Transcribe the data in full and exactly, omitting any pictures.

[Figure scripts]
• • • •
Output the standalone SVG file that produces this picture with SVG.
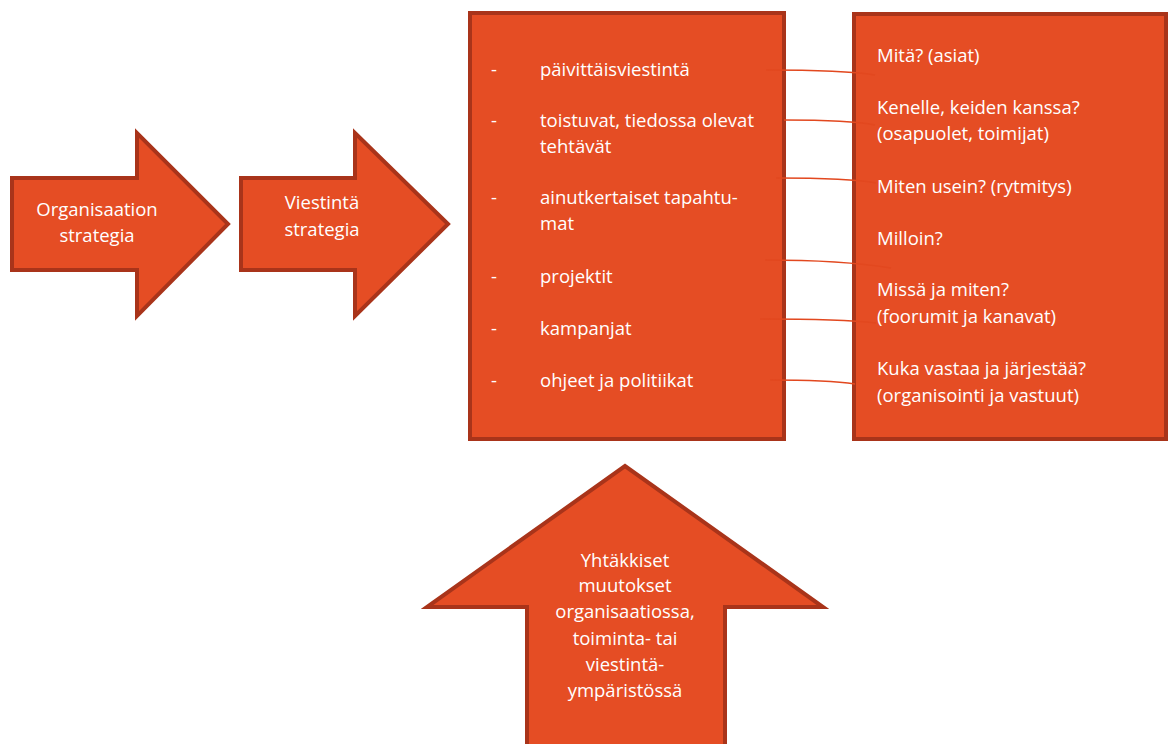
<svg xmlns="http://www.w3.org/2000/svg" width="1173" height="744" viewBox="0 0 1173 744">
  <style>
    .shape { fill: #E54D24; stroke: #A9341A; stroke-width: 4; stroke-linejoin: miter; }
    .txt { font-family: "Open Sans", "Liberation Sans", sans-serif; font-size: 18.5px; fill: #FFFFFF; }
    .mid { text-anchor: middle; }
    .link { fill: none; stroke: #E2481F; stroke-width: 1.6; }
  </style>

  <rect width="1173" height="744" fill="#FFFFFF"/>

  <!-- Strategy arrows -->
  <g id="org-strategy">
    <polygon class="shape" points="12,178 137,178 137,133 228,224 137,316 137,270 12,270"/>
    <text class="txt mid" x="97" y="216">Organisaation</text>
    <text class="txt mid" x="97" y="242">strategia</text>
  </g>

  <g id="comm-strategy">
    <polygon class="shape" points="241,178 355,178 355,133 448,224 355,316 355,270 241,270"/>
    <text class="txt mid" x="322" y="209">Viestintä</text>
    <text class="txt mid" x="322" y="236">strategia</text>
  </g>

  <!-- Communication types -->
  <g id="comm-types">
    <rect class="shape" x="470" y="13" width="314" height="426"/>
    <g class="txt">
      <text x="491" y="76">-</text><text x="540" y="76">päivittäisviestintä</text>
      <text x="491" y="127">-</text><text x="540" y="127">toistuvat, tiedossa olevat</text>
      <text x="540" y="153">tehtävät</text>
      <text x="491" y="204">-</text><text x="540" y="204">ainutkertaiset tapahtu-</text>
      <text x="540" y="230">mat</text>
      <text x="491" y="283">-</text><text x="540" y="283">projektit</text>
      <text x="491" y="335">-</text><text x="540" y="335">kampanjat</text>
      <text x="491" y="387">-</text><text x="540" y="387">ohjeet ja politiikat</text>
    </g>
  </g>

  <!-- Planning questions -->
  <g id="questions">
    <rect class="shape" x="854" y="14" width="312" height="425"/>
    <g class="txt">
      <text x="877" y="62">Mitä? (asiat)</text>
      <text x="877" y="114">Kenelle, keiden kanssa?</text>
      <text x="877" y="140">(osapuolet, toimijat)</text>
      <text x="877" y="193">Miten usein? (rytmitys)</text>
      <text x="877" y="245">Milloin?</text>
      <text x="877" y="296">Missä ja miten?</text>
      <text x="877" y="323">(foorumit ja kanavat)</text>
      <text x="877" y="375">Kuka vastaa ja järjestää?</text>
      <text x="877" y="402">(organisointi ja vastuut)</text>
    </g>
  </g>

  <!-- Sudden changes arrow -->
  <g id="sudden-changes">
    <polygon class="shape" points="527,748 527,607 427,607 625,466 823,607 725,607 725,748"/>
    <g class="txt mid">
      <text x="625" y="567">Yhtäkkiset</text>
      <text x="625" y="592">muutokset</text>
      <text x="625" y="618">organisaatiossa,</text>
      <text x="625" y="645">toiminta- tai</text>
      <text x="625" y="671">viestintä-</text>
      <text x="625" y="697">ympäristössä</text>
    </g>
  </g>

  <!-- Connectors between the two lists -->
  <g id="connectors">
    <path class="link" d="M766,70 C820,70 850,71 875,75"/>
    <path class="link" d="M784,120 C830,120 855,121 875,125"/>
    <path class="link" d="M776,178 C825,178 855,179 876,183"/>
    <path class="link" d="M765,260 C820,260 860,263 891,268"/>
    <path class="link" d="M760,319 C815,319 850,320 876,323"/>
    <path class="link" d="M770,380 C810,380 835,381 855,384"/>
  </g>
</svg>
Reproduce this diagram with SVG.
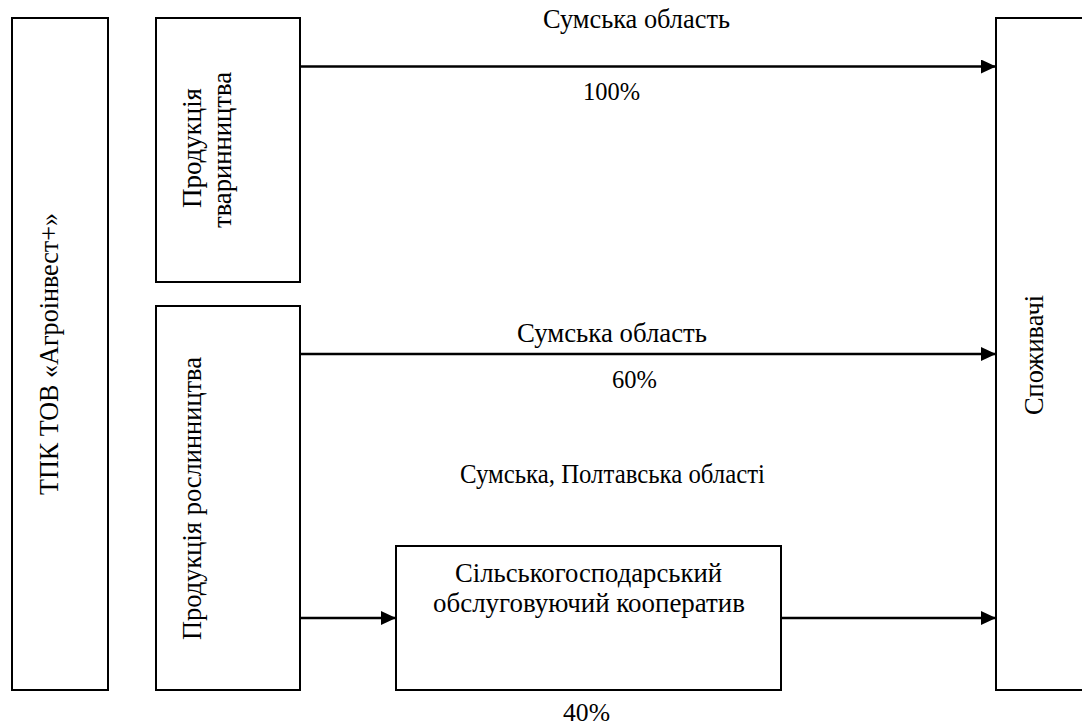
• • • •
* Full answer
Output the standalone SVG file that produces this picture with SVG.
<svg xmlns="http://www.w3.org/2000/svg" width="1173" height="744" viewBox="0 0 1173 744">
  <style>
    .shape { fill: #E54D24; stroke: #A9341A; stroke-width: 4; stroke-linejoin: miter; }
    .txt { font-family: "Open Sans", "Liberation Sans", sans-serif; font-size: 18.5px; fill: #FFFFFF; }
    .mid { text-anchor: middle; }
    .link { fill: none; stroke: #E2481F; stroke-width: 1.6; }
  </style>

  <rect width="1173" height="744" fill="#FFFFFF"/>

  <!-- Strategy arrows -->
  <g id="org-strategy">
    <polygon class="shape" points="12,178 137,178 137,133 228,224 137,316 137,270 12,270"/>
    <text class="txt mid" x="97" y="216">Organisaation</text>
    <text class="txt mid" x="97" y="242">strategia</text>
  </g>

  <g id="comm-strategy">
    <polygon class="shape" points="241,178 355,178 355,133 448,224 355,316 355,270 241,270"/>
    <text class="txt mid" x="322" y="209">Viestintä</text>
    <text class="txt mid" x="322" y="236">strategia</text>
  </g>

  <!-- Communication types -->
  <g id="comm-types">
    <rect class="shape" x="470" y="13" width="314" height="426"/>
    <g class="txt">
      <text x="491" y="76">-</text><text x="540" y="76">päivittäisviestintä</text>
      <text x="491" y="127">-</text><text x="540" y="127">toistuvat, tiedossa olevat</text>
      <text x="540" y="153">tehtävät</text>
      <text x="491" y="204">-</text><text x="540" y="204">ainutkertaiset tapahtu-</text>
      <text x="540" y="230">mat</text>
      <text x="491" y="283">-</text><text x="540" y="283">projektit</text>
      <text x="491" y="335">-</text><text x="540" y="335">kampanjat</text>
      <text x="491" y="387">-</text><text x="540" y="387">ohjeet ja politiikat</text>
    </g>
  </g>

  <!-- Planning questions -->
  <g id="questions">
    <rect class="shape" x="854" y="14" width="312" height="425"/>
    <g class="txt">
      <text x="877" y="62">Mitä? (asiat)</text>
      <text x="877" y="114">Kenelle, keiden kanssa?</text>
      <text x="877" y="140">(osapuolet, toimijat)</text>
      <text x="877" y="193">Miten usein? (rytmitys)</text>
      <text x="877" y="245">Milloin?</text>
      <text x="877" y="296">Missä ja miten?</text>
      <text x="877" y="323">(foorumit ja kanavat)</text>
      <text x="877" y="375">Kuka vastaa ja järjestää?</text>
      <text x="877" y="402">(organisointi ja vastuut)</text>
    </g>
  </g>

  <!-- Sudden changes arrow -->
  <g id="sudden-changes">
    <polygon class="shape" points="527,748 527,607 427,607 625,466 823,607 725,607 725,748"/>
    <g class="txt mid">
      <text x="625" y="567">Yhtäkkiset</text>
      <text x="625" y="592">muutokset</text>
      <text x="625" y="618">organisaatiossa,</text>
      <text x="625" y="645">toiminta- tai</text>
      <text x="625" y="671">viestintä-</text>
      <text x="625" y="697">ympäristössä</text>
    </g>
  </g>

  <!-- Connectors between the two lists -->
  <g id="connectors">
    <path class="link" d="M766,70 C820,70 850,71 875,75"/>
    <path class="link" d="M784,120 C830,120 855,121 875,125"/>
    <path class="link" d="M776,178 C825,178 855,179 876,183"/>
    <path class="link" d="M765,260 C820,260 860,263 891,268"/>
    <path class="link" d="M760,319 C815,319 850,320 876,323"/>
    <path class="link" d="M770,380 C810,380 835,381 855,384"/>
  </g>
</svg>
Reproduce this diagram with SVG.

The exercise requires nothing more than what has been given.